Chan is playing Chan Ka-kui—Kevin Chan in the English-language version—a detective entrusted with protecting a reticent key witness, Salina Fong (Brigitte Lin), so that she may testify in the case being assembled against her employer, the crime boss Chu (Chor Yuen). While doing so, Ka-kui must deal with uncomprehending, interfering supervisors (Bill Tung and Lam Kwok-hung, lending spirit to stock roles), as well as placate his much put-upon girlfriend, May. In that part is Maggie Cheung—a young woman with a cosmopolitan background who’d been first runner-up in the 1983 Miss Hong Kong pageant, and who would become perhaps the greatest Chinese actress of her generation—gamely suffering innumerable humiliations and painful pratfalls, and delivering in turn a few cakes to the face of her inconsiderate lover.

Released in December of 1985, Police Story was a hit in Hong Kong, Korea, and Japan, where Chan had steadily been building his following even as America continually rebuffed him—when the movie played at the New York Film Festival in 1987, New York Times critic Vincent Canby, insensate to what was on the screen in front of him, sniffed that it was “of principal interest as a souvenir of another culture.” Regardless, Police Story was a substantial enough success that a sequel soon followed, these two films becoming the foundation of a franchise that to date has produced two further direct sequels, two reboots, and one spin-off.

Success had by the mideighties become a habit with Chan, who was sprouting franchises left and right—the three Lucky Stars films with his old CDA classmates Sammo Hung and Yuen Biao, along with the sequel-spawning Armour of God and Project A. It was in 1988 that Police Story 2 arrived, into a local market that had recently seen huge success for “heroic bloodshed” films like John Woo’s A Better Tomorrow and Ringo Lam’s City on Fire—high-strung, violent, anguished movies that Chan was too wise to his more playful appeal to try to imitate. Often overlooked in comparison with the splashier entries in the series that bookend it—Police Story 3: Super Cop (1992), directed by Stanley Tong, features particularly fearless stunt work from both Chan, who dangles from a helicopter over Kuala Lumpur, and his costar Michelle Yeoh—Police Story 2 is admittedly a different animal from its predecessor but no less exhilarating a film, paying closer attention to the police-procedural elements and, in tone, splitting the difference between the steadfast silliness of the first Police Story and Jackie’s later, more straightforwardly dramatic genre exercises, like Kirk Wong’s 1993 Crime Story. 

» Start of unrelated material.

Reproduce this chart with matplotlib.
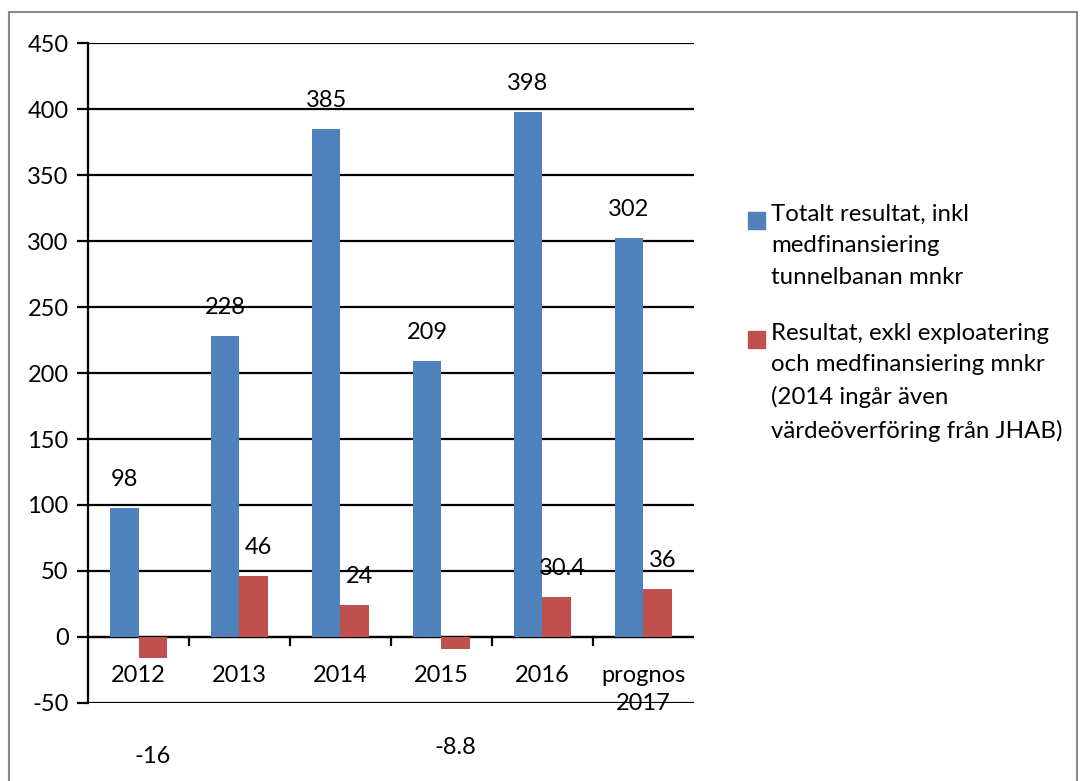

Most of the personnel from the first movie return, with additional screen time given to Chu’s right-hand man, played by Charlie Cho, a wild overactor who treats scenery like an all-you-can-eat buffet. Joining the force are a special surveillance unit in Miami Vice–like togs, including a trio of female cops who deliver an interrogation-room beatdown staged like a modern-dance piece. Their presence leads to a greater emphasis on trailing technique and police technology and, consequently, to a slight cutting back on comic digressions, with even Chan’s mugging somewhat toned down—though should you fear that he’s gotten respectable since the cake-smashing first film, there is an extensive subplot in which one of his supervisors struggles with gas and diarrhea. 

“The more you watch it, the more you come to appreciate how much of Police Story 2 relies on total trust between the performer and his team.”

Unlike the original, Police Story 2 doesn’t start out with a bang—it’s a more measured, parceled-out affair, with each set piece a little bigger and wilder than the one before it, a short donnybrook in a restaurant followed in due course by a swashbuckling clash in a city park that pits Chan against a whole gang swinging steel bars, everything leading toward grand-finale fireworks in an abandoned factory that’s acting as headquarters for a gang of mad bombers who’ve been terrorizing the city, a sequence that seems to nod to contemporary platformer video games, replete as it is with Donkey Kong–style barrel tossing, and one that gives Ka-kui his most formidable opponent to date, a bomb-tossing, mute villain played by longtime Stunt Team member Benny Lai. Throughout, Chan and the Sing Ga Ban display a total disdain for the simple knockdown flop. If somebody’s going to drop, they’re not just going to fall; better to go into a backflip ending in a face-plant or a spinning-top pirouette; best to hit something, hard, on the way down: a vase, a table, a pane of plate glass, some jungle-gym equipment, an industrial chute hopper, whatever’s handy and looks like it hurts, bad. 

The more you watch it, the more you come to appreciate how much of Police Story 2, like most any Chan production of the period, relies on total trust between the performer and his team, on crack timing that requires multiple actors to hit multiple marks with synchronized, clockwork precision. In one scene, Chan leaps to bank himself off the wall of a dead-end alleyway a split second before a speeding car rams into it, and lands on the hood of the vehicle. These are potentially femur-fracturing stunts that don’t lend themselves to multiple takes, or a single flub. 

Of course, not everything came off without a hitch, as the blooper reel testifies: Chan is seen gouged and shaken up after jumping through a real glass sign instead of the proper breakaway pane, while Cheung sits in a daze, blouse spotted with blood, after being knocked down while running through a corridor of heavy metal racks that fall forward like dominoes. But ars longa, vita brevis! Sundered flesh and broken bones are passing pains, while cinema lasts forever—so relish these twin monuments of Hong Kong filmmaking in its golden age, consecrated by the pain of their heroic performers.